Cette dynamique s’observe aussi aux Émirats et au Qatar, où les processus sont rapides parfois une semaine entre le premier contact et une proposition et où l’on valorise surtout la capacité d’adaptation, l’énergie et l’expérience du candidat. En Espagne ou en Malaisie, même constat : moins de barrière, plus d’humain, et une relation plus simple entre recruteur et candidat. Ce contraste met en évidence un malaise profond : en France, chercher un emploi peut ressembler à un travail à plein temps, tandis qu’ailleurs, le recrutement est pensé comme un échange professionnel efficace, pas comme un parcours du combattant.


Une fuite des talents vers le Maghreb, les pays du Golfe… et désormais l’Afrique subsaharienne

Un phénomène déjà perceptible s’est nettement accéléré cette année : de plus en plus de Français issus de l’immigration qu’ils soient d’origine maghrébine ou subsaharienne choisissent de poursuivre leur carrière à l’étranger, là où leurs compétences sont plus directement reconnues.

Pour les Français d’origine maghrébine, les destinations privilégiées restent le Maroc, la Tunisie, l’Algérie, mais aussi les Émirats arabes unis, le Qatar ou l’Arabie Saoudite.
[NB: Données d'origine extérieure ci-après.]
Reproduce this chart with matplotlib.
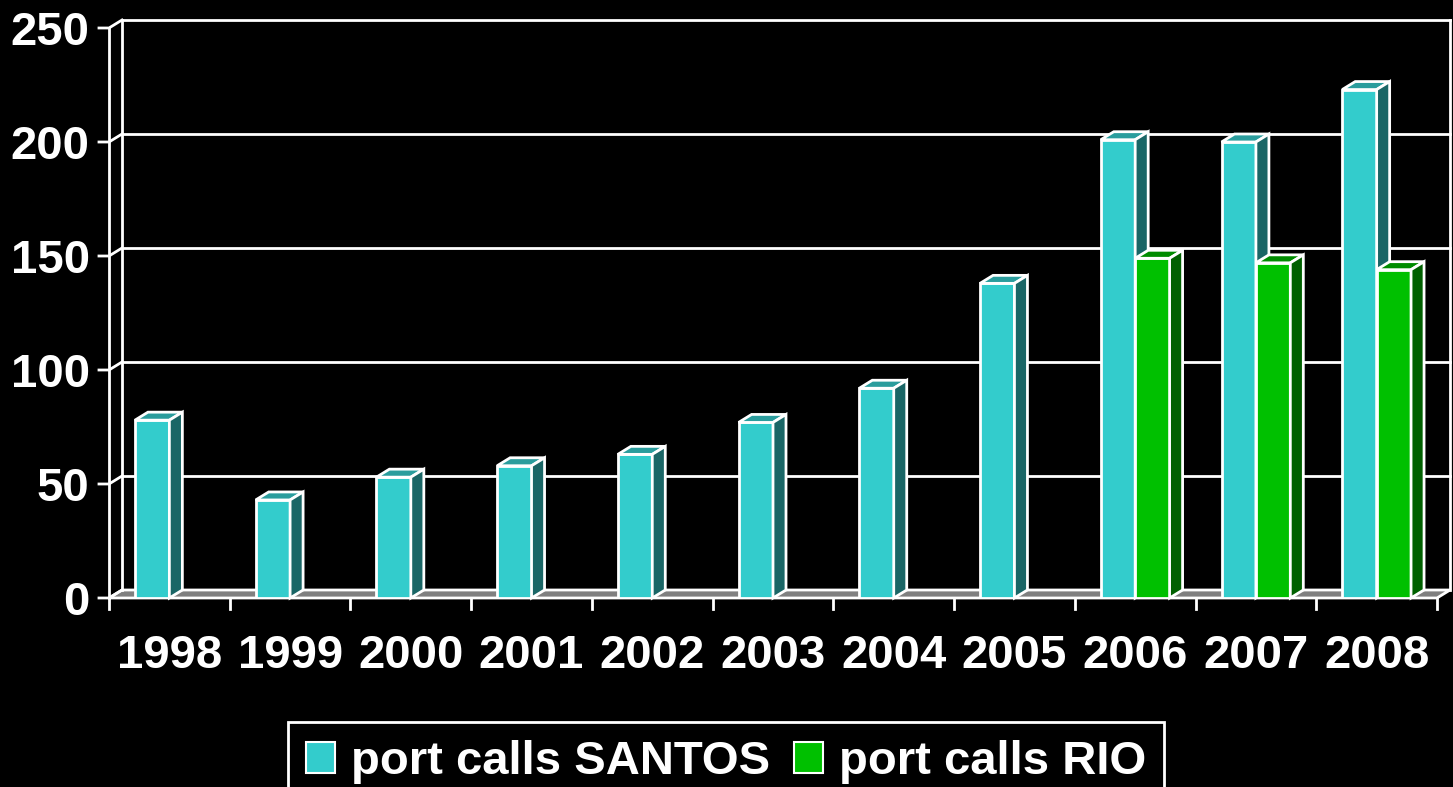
import matplotlib
matplotlib.use('Agg')
import matplotlib.pyplot as plt
from matplotlib.patches import Polygon, Patch

years = ['1998', '1999', '2000', '2001', '2002', '2003', '2004', '2005', '2006', '2007', '2008']
santos = [78, 43, 53, 58, 63, 77, 92, 138, 201, 200, 223]
rio = [0, 0, 0, 0, 0, 0, 0, 0, 149, 147, 144]
yticks = [0, 50, 100, 150, 200, 250]

SANTOS_FRONT, SANTOS_TOP, SANTOS_SIDE = '#33CCCC', '#2A9D9D', '#1A6666'
RIO_FRONT, RIO_TOP, RIO_SIDE = '#00C000', '#008C00', '#006000'
FLOOR = '#808080'

plt.rcParams['font.family'] = ['Liberation Sans', 'DejaVu Sans']

fig = plt.figure(figsize=(14.53, 7.87), dpi=100, facecolor='black')
ax = fig.add_axes([109 / 1453, 189 / 787, 1328 / 1453, 570 / 787])
ax.set_facecolor('none')
ax.set_xlim(0, len(years))
ax.set_ylim(0, 250)
ax.axis('off')

dx = 13 / 120.7   # depth offset in category units
dy = 8 / 2.28     # depth offset in value units
bw = 0.285
lw = 2
n = len(years)
ymax = yticks[-1]

# floor
ax.add_patch(Polygon([(0, 0), (n, 0), (n + dx, dy), (dx, dy)], closed=True,
                     facecolor=FLOOR, edgecolor='white', lw=lw, clip_on=False, zorder=1))

# walls and gridlines
ax.plot([0, 0], [0, ymax], color='white', lw=lw, clip_on=False, zorder=1)
ax.plot([dx, dx], [dy, ymax + dy], color='white', lw=lw, clip_on=False, zorder=1)
ax.plot([n + dx, n + dx], [dy, ymax + dy], color='white', lw=lw, clip_on=False, zorder=1)
for v in yticks:
    ax.plot([-0.083, 0, dx], [v, v, v + dy], color='white', lw=lw, clip_on=False, zorder=1)
    if v > 0:
        ax.plot([dx, n + dx], [v + dy, v + dy], color='white', lw=lw, clip_on=False, zorder=1)
    ax.text(-0.16, v - 7.6, str(v), color='white', fontsize=34, fontweight='bold',
            ha='right', va='baseline')

# x ticks and labels
for k in range(n + 1):
    ax.plot([k, k], [0, -4.8], color='white', lw=lw, clip_on=False, zorder=1)
for i, yr in enumerate(years):
    ax.text(i + 0.5, -30.5, yr, color='white', fontsize=34, fontweight='bold',
            ha='center', va='baseline')


def bar3d(x0, h, front, top, side):
    x1 = x0 + bw
    ax.bar(x0, h, width=bw, align='edge', color=front, edgecolor='white', lw=lw, zorder=3)
    ax.add_patch(Polygon([(x0, h), (x1, h), (x1 + dx, h + dy), (x0 + dx, h + dy)], closed=True,
                         facecolor=top, edgecolor='white', lw=lw, zorder=3, clip_on=False))
    ax.add_patch(Polygon([(x1, 0), (x1 + dx, dy), (x1 + dx, h + dy), (x1, h)], closed=True,
                         facecolor=side, edgecolor='white', lw=lw, zorder=3, clip_on=False))


for i in range(n):
    c = i + 0.5
    bar3d(c - bw, santos[i], SANTOS_FRONT, SANTOS_TOP, SANTOS_SIDE)
    if rio[i] > 0:
        bar3d(c, rio[i], RIO_FRONT, RIO_TOP, RIO_SIDE)

handles = [Patch(facecolor=SANTOS_FRONT, edgecolor='white', lw=1.5, label='port calls SANTOS'),
           Patch(facecolor=RIO_FRONT, edgecolor='white', lw=1.5, label='port calls RIO')]
leg = fig.legend(handles=handles, loc='center', bbox_to_anchor=(726 / 1453, 1 - 762 / 787),
                 ncol=2, frameon=True, fancybox=False, facecolor='black', edgecolor='white',
                 framealpha=1, prop={'size': 34, 'weight': 'bold'}, labelcolor='white',
                 handlelength=0.62, handleheight=0.62, handletextpad=0.33,
                 columnspacing=0.5, borderpad=0.38, borderaxespad=0)
leg.get_frame().set_linewidth(2)

fig.savefig('out.png', dpi=100, facecolor='black')
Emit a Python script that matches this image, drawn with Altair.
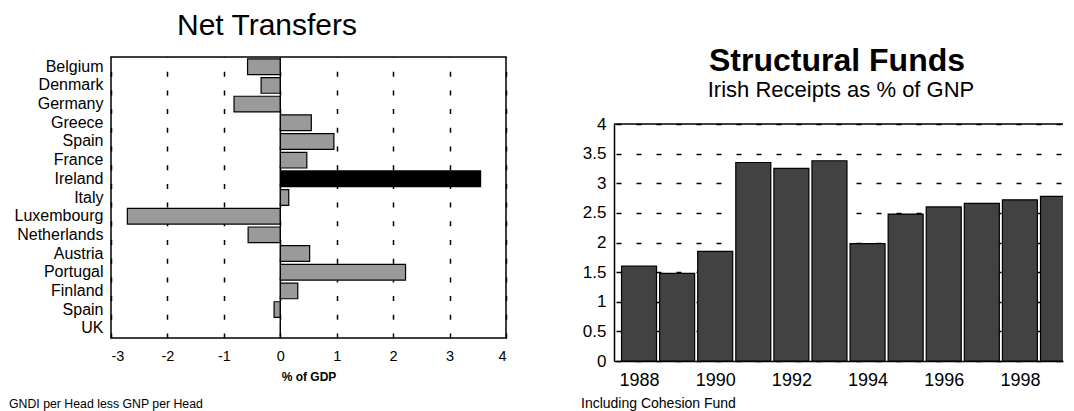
import altair as alt
import pandas as pd

FONT = "Liberation Sans"

# ---- Left chart data: Net Transfers (% of GDP)
countries = ["Belgium", "Denmark", "Germany", "Greece", "Spain", "France", "Ireland",
             "Italy", "Luxembourg", "Netherlands", "Austria", "Portugal", "Finland",
             "Spain", "UK"]
net_transfers = [-0.58, -0.34, -0.82, 0.55, 0.95, 0.47, 3.55, 0.15, -2.71, -0.57,
                 0.52, 2.22, 0.31, -0.11, 0.0]
x_ticks_left = [-3, -2, -1, 0, 1, 2, 3, 4]

# ---- Right chart data: Structural Funds, Irish receipts as % of GNP
years = [1988, 1989, 1990, 1991, 1992, 1993, 1994, 1995, 1996, 1997, 1998, 1999]
receipts = [1.6, 1.48, 1.85, 3.35, 3.25, 3.38, 1.98, 2.48, 2.6, 2.66, 2.72, 2.78]
year_ticks = [1988, 1990, 1992, 1994, 1996, 1998]
y_ticks_right = [0, 0.5, 1, 1.5, 2, 2.5, 3, 3.5, 4]

left_title = "Net Transfers"
left_xtitle = "% of GDP"
left_note = "GNDI per Head less GNP per Head"
right_title = "Structural Funds"
right_subtitle = "Irish Receipts as % of GNP"
right_note = "Including Cohesion Fund"

df_left = pd.DataFrame({"idx": list(range(len(countries))),
                        "country": countries, "value": net_transfers})
df_right = pd.DataFrame({"year": years, "value": receipts})

label_array = "[" + ",".join("'" + c + "'" for c in countries) + "]"

LW, LH = 395, 281
RW, RH = 449, 304      # right view spans title area + plot
R_TOP = 67             # where the value 4 sits inside the right view

# shared axis / scale definitions (reused so layers merge cleanly)
left_x_scale = alt.Scale(domain=[-3, 4], nice=False)
left_x_axis = alt.Axis(values=x_ticks_left, labelExpr="'' + datum.value",
                       title=left_xtitle, titleFontSize=12,
                       titleFontWeight="bold", titleColor="black", titlePadding=9,
                       labelFontSize=14.5, labelColor="black", labelPadding=11,
                       ticks=False, domain=False, grid=True, gridColor="black",
                       gridWidth=1.5, gridDash=[5, 13.7], gridOpacity=1,
                       labelFont=FONT, titleFont=FONT)

right_y_scale = alt.Scale(domain=[0, 4], nice=False, range=[RH, R_TOP])
right_y_axis = alt.Axis(values=y_ticks_right, format="~g", title=None, grid=True,
                        gridColor="black", gridWidth=1.5, gridDash=[5, 15],
                        gridDashOffset=18, gridOpacity=1, ticks=False,
                        labelFontSize=17, labelOverlap=False, labelColor="black",
                        labelPadding=8, domainColor="black", domainWidth=1.5,
                        labelFont=FONT)

bars_left = alt.Chart(df_left).mark_bar(stroke="black", strokeWidth=1.2).encode(
    y=alt.Y("idx:O",
            scale=alt.Scale(paddingInner=0.16, paddingOuter=0.1),
            axis=alt.Axis(title=None, labelExpr=label_array + "[datum.value]",
                          labelFontSize=16, labelColor="black", labelPadding=8,
                          ticks=False, domain=False, labelFont=FONT)),
    x=alt.X("value:Q", scale=left_x_scale, axis=left_x_axis),
    fill=alt.condition(alt.datum.country == "Ireland", alt.value("black"),
                       alt.value("#9a9a9a")),
)

zero_rule = alt.Chart(pd.DataFrame({"value": [0]})).mark_rule(
    color="black", strokeWidth=1).encode(
    x=alt.X("value:Q", scale=left_x_scale, axis=left_x_axis))

lt = alt.Chart(pd.DataFrame({"t": [left_title]})).mark_text(
    font=FONT, fontSize=30, align="center", baseline="middle", color="black"
).encode(text="t:N", x=alt.value(156), y=alt.value(-31))

ln = alt.Chart(pd.DataFrame({"t": [left_note]})).mark_text(
    font=FONT, fontSize=12.3, align="left", baseline="middle", color="black"
).encode(text="t:N", x=alt.value(-102), y=alt.value(347))

left_spacer = alt.Chart(pd.DataFrame({"t": ["."]})).mark_text(
    font=FONT, fontSize=4, align="left", baseline="top", color="white"
).encode(text="t:N", x=alt.value(0), y=alt.value(-48))

left = alt.layer(bars_left, zero_rule, lt, ln, left_spacer).properties(
    width=LW, height=LH,
    view=alt.ViewBackground(stroke="black", strokeWidth=1.5))

# ---- Right chart
bars_right = alt.Chart(df_right).mark_bar(
    size=35, fill="#424242", stroke="black", strokeWidth=1.2, clip=True).encode(
    x=alt.X("year:Q",
            scale=alt.Scale(domain=[1987.474, 1999.0], nice=False, zero=False),
            axis=alt.Axis(values=year_ticks, format="d", title=None, grid=False,
                          ticks=False, labelFontSize=18, labelColor="black",
                          labelPadding=10, domainColor="black", domainWidth=1.5,
                          labelFont=FONT)),
    y=alt.Y("value:Q", scale=right_y_scale, axis=right_y_axis),
)

top_rule = alt.Chart(pd.DataFrame({"value": [4]})).mark_rule(
    color="black", strokeWidth=1.5).encode(
    y=alt.Y("value:Q", scale=right_y_scale, axis=right_y_axis))

rt = alt.Chart(pd.DataFrame({"t": [right_title]})).mark_text(
    font=FONT, fontSize=32, fontWeight="bold", align="center", baseline="middle",
    color="black").encode(text="t:N", x=alt.value(223), y=alt.value(4))

rs = alt.Chart(pd.DataFrame({"t": [right_subtitle]})).mark_text(
    font=FONT, fontSize=22, align="center", baseline="middle", color="black"
).encode(text="t:N", x=alt.value(227), y=alt.value(33))

rn = alt.Chart(pd.DataFrame({"t": [right_note]})).mark_text(
    font=FONT, fontSize=14, align="left", baseline="middle", color="black"
).encode(text="t:N", x=alt.value(-33), y=alt.value(347))

right = alt.layer(bars_right, top_rule, rt, rs, rn).properties(
    width=RW, height=RH,
    view=alt.ViewBackground(stroke="transparent"))

chart = alt.hconcat(left, right, spacing=73).properties(
    padding={"left": 0, "right": 0, "top": 0, "bottom": 0},
    background="white",
).configure(font=FONT)

chart.save("out.html", embed_options={"renderer": "svg", "actions": False})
Ces pays cherchent activement à attirer cette matière grise formée en France, appréciée pour son expertise et sa polyvalence.

Mais cette année, on observe également la même dynamique chez les Français originaires d’Afrique subsaharienne, qui trouvent dans leurs pays d’origine notamment au Sénégal ou en Côte d’Ivoire  des opportunités professionnelles plus accessibles, plus rapides et souvent plus valorisantes.

Dans des économies ouest-africaines en forte croissance, les entreprises locales voient dans ces profils formés en France un double avantage : une formation solide et une compréhension culturelle à la fois locale et internationale.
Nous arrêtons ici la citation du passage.